The Description of Cooke-ham

The Description of Cooke-ham Character List

The speaker (Aemilia Lanyer)

The unnamed speaker looks back on her days at Cooke-ham and grieves the decline of the estate upon the departure of its residents. Autobiographical evidence shows that this speaker is probably the poet herself, who received the patronage of Countess Margaret Clifford and resided in her Cooke-ham estate sometime in the early 1600s.

Margaret Clifford

Margaret Clifford, Countess of Cumberland (1560–1616) was the temporary owner of the Cooke-ham estate during the speaker’s (Lanyer’s) residence. In this poem, she is described as the “great lady, mistress of that place” (Line 11), a devout Christian, and a matriarch whose presence is welcomed by the flora and fauna at Cooke-ham, and whose absence (due to her husband’s death and her subsequent relocation in 1605) causes their deterioration.

Anne Clifford

Lady Anne Clifford, Countess of Dorset, Pembroke, and Montgomery (1590–1676) was the daughter of Margaret Clifford.

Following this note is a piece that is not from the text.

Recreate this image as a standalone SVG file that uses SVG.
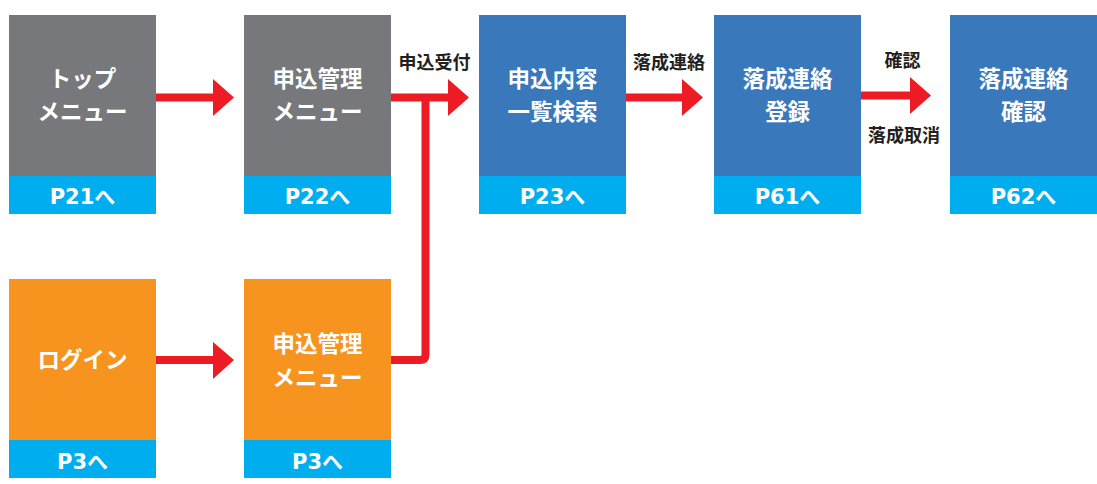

The poem refers to her as “Dorset” (Line 119) after the title of her husband (Richard Sackville, third Earl of Dorset) whom she married in 1609. According to a flashback in the second half of the poem, it seems that young Anne often joined her mother and Lanyer in their reading activities (“With noble Dorset, then a virgin fair, / Where many a learned book was read and scanned,” Lines 161–162). She is described to have “well framèd mind” (Line 97).